_SHORT PROBLEM_: What is the number of lines in these entries that include "with"? Write that number and no other text.

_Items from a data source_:
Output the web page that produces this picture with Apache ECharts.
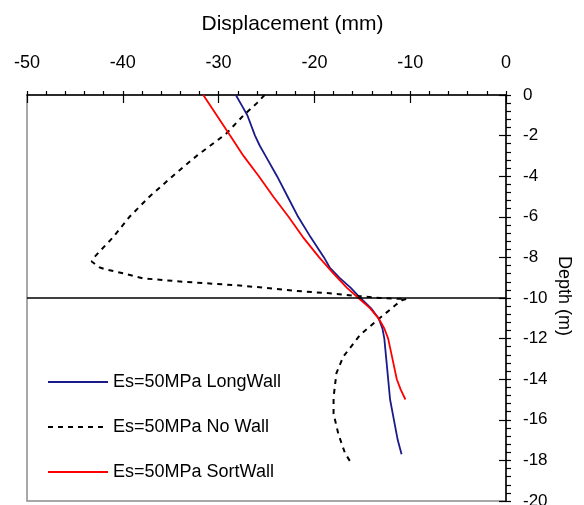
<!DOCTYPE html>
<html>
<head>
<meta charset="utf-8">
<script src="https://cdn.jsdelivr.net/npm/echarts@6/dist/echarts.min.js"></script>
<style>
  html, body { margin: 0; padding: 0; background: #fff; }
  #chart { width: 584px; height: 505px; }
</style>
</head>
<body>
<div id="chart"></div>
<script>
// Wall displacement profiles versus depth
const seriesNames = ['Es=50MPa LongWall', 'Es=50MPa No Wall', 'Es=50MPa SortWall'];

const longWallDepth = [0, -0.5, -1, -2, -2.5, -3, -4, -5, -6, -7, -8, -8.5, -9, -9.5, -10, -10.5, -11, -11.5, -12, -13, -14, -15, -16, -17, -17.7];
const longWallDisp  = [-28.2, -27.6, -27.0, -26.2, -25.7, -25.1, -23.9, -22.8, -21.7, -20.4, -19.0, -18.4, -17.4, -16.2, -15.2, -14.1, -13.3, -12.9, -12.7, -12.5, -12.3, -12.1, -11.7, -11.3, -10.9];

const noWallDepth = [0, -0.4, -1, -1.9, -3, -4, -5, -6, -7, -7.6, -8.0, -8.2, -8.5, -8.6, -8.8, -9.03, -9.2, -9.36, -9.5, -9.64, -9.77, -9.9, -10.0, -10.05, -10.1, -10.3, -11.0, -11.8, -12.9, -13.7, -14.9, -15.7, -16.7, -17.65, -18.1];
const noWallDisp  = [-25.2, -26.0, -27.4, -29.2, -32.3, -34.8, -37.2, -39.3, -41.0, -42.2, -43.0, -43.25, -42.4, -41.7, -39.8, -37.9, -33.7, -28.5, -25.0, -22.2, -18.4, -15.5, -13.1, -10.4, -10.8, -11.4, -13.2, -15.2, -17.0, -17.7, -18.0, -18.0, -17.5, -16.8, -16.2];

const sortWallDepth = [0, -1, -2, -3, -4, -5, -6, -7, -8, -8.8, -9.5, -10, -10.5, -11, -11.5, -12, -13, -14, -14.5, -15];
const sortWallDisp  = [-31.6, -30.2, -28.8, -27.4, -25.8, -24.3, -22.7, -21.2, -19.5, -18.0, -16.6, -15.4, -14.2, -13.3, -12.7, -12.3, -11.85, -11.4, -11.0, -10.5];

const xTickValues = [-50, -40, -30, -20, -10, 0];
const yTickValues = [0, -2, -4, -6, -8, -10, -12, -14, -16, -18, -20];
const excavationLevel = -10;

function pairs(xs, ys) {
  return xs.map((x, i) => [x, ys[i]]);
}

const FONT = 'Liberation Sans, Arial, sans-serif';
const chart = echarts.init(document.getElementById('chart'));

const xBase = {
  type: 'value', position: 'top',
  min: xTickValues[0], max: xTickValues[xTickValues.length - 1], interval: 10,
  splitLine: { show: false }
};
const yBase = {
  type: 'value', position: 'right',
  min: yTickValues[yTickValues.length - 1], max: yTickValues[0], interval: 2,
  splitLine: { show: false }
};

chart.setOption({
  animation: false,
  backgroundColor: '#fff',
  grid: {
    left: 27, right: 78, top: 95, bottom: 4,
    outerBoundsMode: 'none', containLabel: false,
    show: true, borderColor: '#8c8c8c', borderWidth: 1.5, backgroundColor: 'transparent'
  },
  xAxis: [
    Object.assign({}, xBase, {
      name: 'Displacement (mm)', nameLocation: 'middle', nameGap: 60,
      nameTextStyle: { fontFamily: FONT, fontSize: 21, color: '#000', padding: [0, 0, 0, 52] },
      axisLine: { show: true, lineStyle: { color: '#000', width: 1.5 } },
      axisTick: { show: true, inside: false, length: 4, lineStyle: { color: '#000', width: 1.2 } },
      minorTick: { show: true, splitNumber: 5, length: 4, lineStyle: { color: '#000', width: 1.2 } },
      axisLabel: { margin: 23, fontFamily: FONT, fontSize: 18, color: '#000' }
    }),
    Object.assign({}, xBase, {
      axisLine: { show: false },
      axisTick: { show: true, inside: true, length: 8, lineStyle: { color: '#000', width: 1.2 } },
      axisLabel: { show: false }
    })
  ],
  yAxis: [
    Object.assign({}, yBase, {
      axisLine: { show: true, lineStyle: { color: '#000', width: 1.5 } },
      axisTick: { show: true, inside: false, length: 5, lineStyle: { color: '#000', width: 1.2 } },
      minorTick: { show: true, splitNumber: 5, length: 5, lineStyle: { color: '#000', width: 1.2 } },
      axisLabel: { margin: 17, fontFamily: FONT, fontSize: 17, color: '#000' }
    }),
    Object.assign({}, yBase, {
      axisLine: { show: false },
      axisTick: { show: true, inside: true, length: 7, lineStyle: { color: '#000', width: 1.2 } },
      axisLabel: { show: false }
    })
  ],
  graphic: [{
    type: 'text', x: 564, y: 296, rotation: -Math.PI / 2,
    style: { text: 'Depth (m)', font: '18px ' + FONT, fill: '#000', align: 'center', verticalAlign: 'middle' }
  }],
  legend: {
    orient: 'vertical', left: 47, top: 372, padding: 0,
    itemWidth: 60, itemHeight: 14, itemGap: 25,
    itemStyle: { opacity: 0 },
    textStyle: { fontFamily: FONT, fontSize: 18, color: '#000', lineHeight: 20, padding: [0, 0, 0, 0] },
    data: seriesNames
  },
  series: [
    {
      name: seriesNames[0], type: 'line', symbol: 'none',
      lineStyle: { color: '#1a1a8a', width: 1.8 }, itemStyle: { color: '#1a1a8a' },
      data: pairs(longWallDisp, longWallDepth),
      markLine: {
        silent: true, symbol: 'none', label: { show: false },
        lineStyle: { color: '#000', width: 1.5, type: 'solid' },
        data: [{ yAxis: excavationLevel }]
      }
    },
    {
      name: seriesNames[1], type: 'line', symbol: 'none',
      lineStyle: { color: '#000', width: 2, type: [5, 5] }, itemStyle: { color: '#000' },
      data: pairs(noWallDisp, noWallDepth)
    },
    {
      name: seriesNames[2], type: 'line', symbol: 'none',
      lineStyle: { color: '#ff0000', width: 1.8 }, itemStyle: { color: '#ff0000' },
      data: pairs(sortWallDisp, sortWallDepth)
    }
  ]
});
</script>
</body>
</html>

---

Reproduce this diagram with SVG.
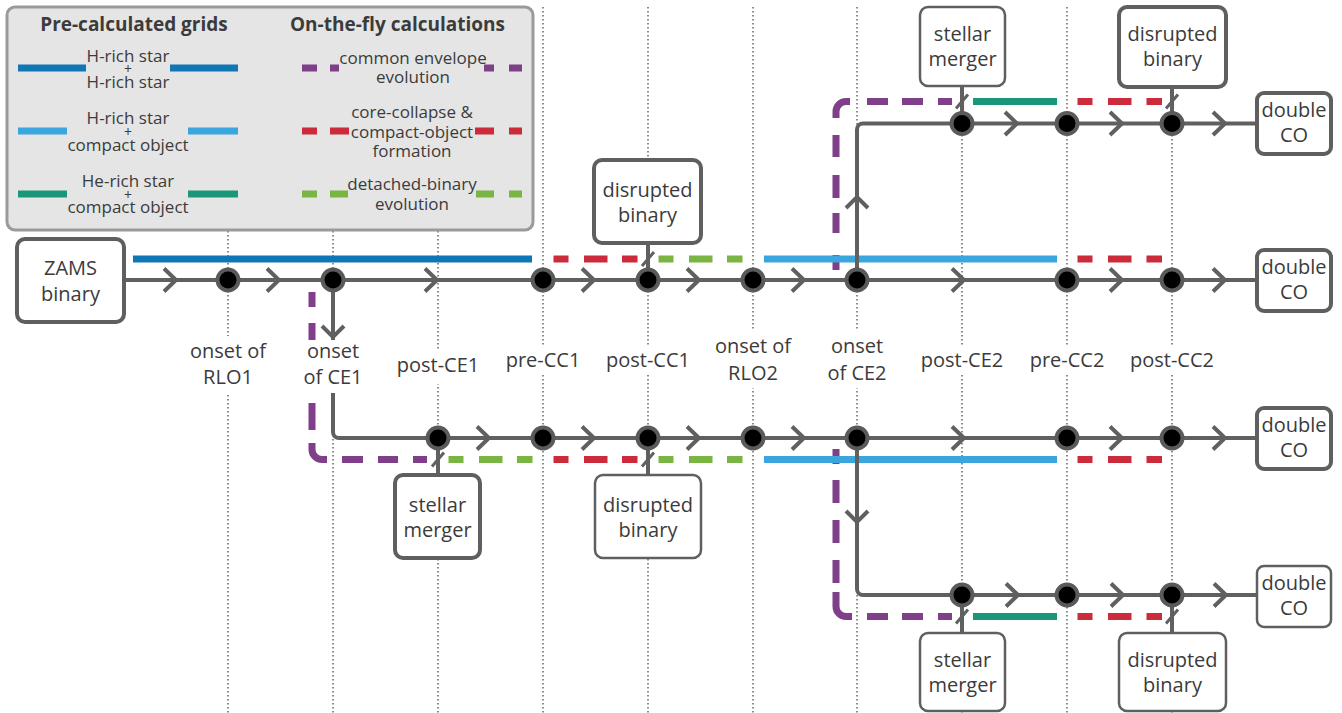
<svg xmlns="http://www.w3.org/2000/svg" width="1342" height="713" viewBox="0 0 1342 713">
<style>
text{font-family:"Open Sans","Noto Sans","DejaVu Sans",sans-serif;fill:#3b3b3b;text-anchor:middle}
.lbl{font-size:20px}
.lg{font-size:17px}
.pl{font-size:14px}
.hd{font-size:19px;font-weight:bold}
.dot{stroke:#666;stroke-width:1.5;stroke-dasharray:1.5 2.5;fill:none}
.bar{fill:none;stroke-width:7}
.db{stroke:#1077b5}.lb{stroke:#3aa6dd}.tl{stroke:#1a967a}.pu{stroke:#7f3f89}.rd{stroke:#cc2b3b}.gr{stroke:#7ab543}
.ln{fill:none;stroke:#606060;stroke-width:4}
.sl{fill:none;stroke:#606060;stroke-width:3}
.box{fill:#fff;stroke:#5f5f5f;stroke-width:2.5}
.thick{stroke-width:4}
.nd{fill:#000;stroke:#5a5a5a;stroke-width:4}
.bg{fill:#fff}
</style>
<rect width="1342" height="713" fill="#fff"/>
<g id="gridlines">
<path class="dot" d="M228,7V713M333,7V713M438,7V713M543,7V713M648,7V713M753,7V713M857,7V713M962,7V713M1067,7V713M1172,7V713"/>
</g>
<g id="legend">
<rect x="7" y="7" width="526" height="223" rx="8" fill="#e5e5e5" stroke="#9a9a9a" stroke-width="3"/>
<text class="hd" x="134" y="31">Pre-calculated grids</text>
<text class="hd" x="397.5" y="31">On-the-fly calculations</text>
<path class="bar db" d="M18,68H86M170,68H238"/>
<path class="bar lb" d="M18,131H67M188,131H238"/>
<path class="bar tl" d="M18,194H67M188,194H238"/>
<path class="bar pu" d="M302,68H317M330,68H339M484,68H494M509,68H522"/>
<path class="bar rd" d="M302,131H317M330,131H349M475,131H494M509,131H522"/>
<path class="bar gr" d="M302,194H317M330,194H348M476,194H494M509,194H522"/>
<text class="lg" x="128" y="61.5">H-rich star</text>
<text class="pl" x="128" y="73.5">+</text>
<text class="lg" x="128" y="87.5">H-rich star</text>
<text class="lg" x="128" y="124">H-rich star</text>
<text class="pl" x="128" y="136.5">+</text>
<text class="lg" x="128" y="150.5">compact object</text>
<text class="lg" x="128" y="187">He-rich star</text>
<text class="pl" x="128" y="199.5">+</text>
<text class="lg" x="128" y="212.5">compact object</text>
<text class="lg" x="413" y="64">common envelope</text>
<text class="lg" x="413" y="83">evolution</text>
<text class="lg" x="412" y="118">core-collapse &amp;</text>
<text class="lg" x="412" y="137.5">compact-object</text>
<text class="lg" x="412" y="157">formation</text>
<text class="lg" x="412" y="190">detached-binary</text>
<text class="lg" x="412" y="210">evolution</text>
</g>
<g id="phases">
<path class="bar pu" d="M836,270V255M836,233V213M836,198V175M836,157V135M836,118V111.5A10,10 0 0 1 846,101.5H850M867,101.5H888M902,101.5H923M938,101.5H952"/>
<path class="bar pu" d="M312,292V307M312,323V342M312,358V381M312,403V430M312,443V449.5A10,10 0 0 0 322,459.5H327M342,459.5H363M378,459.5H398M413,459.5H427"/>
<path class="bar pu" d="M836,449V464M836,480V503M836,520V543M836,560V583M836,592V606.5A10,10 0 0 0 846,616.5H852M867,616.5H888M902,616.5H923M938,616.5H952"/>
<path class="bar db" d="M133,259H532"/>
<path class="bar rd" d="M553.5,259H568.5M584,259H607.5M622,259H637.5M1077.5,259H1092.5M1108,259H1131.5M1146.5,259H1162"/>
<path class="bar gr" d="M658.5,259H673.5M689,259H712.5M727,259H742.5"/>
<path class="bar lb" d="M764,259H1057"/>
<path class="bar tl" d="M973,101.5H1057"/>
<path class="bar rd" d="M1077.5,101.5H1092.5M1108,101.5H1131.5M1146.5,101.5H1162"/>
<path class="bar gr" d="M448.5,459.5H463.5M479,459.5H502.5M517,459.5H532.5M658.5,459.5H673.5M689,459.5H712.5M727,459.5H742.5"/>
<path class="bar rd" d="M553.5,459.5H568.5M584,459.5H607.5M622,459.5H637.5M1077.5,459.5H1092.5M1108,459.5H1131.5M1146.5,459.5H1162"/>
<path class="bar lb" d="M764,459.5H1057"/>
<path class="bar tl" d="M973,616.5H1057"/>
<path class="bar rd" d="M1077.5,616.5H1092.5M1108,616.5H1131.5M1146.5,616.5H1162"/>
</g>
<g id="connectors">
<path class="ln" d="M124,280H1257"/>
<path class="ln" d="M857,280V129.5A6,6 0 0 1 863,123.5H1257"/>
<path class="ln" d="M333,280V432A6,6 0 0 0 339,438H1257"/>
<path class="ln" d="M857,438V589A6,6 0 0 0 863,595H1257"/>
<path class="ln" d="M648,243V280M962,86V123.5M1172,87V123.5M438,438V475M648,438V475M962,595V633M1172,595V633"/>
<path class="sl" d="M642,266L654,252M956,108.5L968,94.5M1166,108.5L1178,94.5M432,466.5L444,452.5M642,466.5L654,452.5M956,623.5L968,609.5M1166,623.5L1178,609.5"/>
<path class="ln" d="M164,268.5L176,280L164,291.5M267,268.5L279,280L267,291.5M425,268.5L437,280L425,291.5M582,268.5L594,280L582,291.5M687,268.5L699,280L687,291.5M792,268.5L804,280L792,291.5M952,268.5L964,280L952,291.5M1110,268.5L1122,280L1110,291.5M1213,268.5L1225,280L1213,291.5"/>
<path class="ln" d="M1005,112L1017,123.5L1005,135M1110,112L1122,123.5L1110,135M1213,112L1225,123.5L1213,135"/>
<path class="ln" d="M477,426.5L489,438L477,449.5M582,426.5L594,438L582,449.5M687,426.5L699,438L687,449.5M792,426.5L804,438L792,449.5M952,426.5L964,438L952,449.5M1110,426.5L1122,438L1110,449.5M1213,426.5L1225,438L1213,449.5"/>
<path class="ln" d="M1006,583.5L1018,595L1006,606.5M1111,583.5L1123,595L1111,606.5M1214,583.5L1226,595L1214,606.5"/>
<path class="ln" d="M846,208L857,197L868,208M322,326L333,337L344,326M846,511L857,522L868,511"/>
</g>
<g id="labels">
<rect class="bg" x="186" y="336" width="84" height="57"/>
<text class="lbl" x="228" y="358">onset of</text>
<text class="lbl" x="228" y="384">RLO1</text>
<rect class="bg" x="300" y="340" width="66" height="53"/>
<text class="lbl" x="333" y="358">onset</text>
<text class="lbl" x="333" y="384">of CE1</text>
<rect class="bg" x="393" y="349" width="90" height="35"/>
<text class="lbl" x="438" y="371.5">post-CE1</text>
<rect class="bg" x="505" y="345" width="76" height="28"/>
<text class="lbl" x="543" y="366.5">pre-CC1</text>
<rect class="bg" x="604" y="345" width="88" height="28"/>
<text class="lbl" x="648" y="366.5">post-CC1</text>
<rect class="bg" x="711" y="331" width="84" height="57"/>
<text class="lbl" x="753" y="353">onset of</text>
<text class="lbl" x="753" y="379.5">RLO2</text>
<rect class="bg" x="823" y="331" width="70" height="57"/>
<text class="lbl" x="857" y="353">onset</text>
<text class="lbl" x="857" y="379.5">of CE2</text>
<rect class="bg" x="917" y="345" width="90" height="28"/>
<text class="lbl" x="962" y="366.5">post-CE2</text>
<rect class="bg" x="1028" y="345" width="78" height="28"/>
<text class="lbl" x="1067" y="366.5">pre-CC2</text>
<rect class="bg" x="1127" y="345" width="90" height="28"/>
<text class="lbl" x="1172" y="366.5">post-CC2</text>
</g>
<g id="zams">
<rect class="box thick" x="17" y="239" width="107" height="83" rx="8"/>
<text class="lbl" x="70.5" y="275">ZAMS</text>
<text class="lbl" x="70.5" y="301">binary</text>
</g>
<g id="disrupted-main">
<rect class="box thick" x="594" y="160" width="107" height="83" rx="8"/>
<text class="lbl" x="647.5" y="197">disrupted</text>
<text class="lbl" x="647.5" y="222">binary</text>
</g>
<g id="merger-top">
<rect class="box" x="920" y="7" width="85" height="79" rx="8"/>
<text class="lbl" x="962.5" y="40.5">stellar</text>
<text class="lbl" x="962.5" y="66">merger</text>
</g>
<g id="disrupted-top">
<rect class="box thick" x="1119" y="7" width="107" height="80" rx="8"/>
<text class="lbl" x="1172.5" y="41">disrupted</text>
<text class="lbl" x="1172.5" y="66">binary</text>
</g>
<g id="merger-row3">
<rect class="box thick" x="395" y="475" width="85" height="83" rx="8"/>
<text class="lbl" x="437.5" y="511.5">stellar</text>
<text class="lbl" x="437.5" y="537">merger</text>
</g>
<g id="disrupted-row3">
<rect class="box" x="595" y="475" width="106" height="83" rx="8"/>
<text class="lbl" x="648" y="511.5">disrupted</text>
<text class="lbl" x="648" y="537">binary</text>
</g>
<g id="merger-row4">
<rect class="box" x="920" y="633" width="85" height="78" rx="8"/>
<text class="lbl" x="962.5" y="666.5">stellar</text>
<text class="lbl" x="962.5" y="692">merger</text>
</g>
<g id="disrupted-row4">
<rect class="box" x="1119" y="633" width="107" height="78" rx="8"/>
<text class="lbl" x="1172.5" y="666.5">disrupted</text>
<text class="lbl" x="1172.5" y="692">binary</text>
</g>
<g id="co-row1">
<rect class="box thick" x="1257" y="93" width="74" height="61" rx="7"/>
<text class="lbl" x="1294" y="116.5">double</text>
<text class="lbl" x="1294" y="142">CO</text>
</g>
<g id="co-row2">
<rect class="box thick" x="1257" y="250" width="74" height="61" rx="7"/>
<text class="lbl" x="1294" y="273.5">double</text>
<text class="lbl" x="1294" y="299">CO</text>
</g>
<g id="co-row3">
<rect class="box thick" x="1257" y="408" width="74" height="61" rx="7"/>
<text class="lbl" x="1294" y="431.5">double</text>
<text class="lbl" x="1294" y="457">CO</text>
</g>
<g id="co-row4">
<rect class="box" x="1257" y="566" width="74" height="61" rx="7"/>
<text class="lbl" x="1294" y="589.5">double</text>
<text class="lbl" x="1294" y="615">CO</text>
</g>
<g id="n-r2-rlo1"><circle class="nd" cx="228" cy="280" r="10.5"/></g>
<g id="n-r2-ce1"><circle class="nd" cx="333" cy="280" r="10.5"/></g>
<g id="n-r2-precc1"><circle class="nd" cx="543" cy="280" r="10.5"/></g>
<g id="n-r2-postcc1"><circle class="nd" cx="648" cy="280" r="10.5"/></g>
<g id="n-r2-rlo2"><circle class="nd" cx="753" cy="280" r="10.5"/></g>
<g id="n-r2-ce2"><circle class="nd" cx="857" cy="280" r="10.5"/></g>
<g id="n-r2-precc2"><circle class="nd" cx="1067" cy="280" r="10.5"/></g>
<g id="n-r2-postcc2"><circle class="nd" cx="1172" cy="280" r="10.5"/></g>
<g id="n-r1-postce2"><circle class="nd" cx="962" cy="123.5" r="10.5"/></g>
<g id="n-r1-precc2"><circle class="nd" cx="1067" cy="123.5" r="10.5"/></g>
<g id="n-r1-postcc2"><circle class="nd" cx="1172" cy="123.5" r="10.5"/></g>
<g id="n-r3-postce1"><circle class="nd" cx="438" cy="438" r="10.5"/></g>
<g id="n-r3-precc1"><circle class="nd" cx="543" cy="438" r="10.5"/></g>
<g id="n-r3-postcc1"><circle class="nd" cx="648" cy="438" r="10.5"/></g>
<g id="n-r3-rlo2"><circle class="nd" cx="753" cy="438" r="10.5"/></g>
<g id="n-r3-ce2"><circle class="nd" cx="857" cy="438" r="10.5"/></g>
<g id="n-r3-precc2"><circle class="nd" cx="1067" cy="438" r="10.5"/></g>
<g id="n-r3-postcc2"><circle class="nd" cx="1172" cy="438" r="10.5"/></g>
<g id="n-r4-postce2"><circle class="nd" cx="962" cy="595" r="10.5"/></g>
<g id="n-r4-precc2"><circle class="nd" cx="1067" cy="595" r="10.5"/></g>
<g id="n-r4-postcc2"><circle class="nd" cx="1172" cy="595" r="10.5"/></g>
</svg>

--

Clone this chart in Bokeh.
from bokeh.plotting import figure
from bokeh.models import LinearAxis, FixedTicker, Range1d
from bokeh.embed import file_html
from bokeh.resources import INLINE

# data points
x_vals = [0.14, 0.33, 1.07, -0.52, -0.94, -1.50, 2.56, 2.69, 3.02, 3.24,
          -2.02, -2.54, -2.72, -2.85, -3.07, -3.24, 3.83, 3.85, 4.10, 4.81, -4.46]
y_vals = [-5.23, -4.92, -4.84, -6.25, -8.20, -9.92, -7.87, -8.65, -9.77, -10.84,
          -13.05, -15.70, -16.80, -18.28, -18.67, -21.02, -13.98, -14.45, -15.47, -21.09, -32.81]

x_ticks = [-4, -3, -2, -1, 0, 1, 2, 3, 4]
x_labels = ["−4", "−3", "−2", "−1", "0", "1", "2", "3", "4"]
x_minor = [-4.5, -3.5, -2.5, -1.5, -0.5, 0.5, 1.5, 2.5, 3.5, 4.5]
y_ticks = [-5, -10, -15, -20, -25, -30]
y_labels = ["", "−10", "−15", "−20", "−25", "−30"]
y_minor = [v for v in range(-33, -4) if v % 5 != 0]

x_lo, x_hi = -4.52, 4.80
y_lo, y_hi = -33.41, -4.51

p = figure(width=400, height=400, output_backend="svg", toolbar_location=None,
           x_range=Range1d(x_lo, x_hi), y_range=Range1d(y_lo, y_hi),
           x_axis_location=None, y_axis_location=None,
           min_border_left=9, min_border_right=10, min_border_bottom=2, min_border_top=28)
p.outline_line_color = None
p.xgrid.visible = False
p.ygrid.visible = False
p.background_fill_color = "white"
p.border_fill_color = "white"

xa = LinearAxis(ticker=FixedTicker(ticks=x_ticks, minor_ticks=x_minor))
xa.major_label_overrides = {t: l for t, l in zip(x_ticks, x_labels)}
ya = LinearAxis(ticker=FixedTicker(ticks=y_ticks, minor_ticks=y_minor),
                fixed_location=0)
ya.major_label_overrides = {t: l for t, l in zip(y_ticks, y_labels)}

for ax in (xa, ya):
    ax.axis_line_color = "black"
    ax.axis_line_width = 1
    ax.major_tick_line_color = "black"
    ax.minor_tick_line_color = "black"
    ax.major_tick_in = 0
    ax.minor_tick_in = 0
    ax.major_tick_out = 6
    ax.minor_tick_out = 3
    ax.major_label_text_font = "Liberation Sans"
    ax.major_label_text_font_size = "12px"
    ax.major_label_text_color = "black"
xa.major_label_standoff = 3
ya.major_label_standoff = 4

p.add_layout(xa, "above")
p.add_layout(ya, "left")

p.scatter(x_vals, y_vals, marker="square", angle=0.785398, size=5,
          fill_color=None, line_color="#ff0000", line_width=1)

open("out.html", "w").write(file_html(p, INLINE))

_WORKED ANSWER_: 2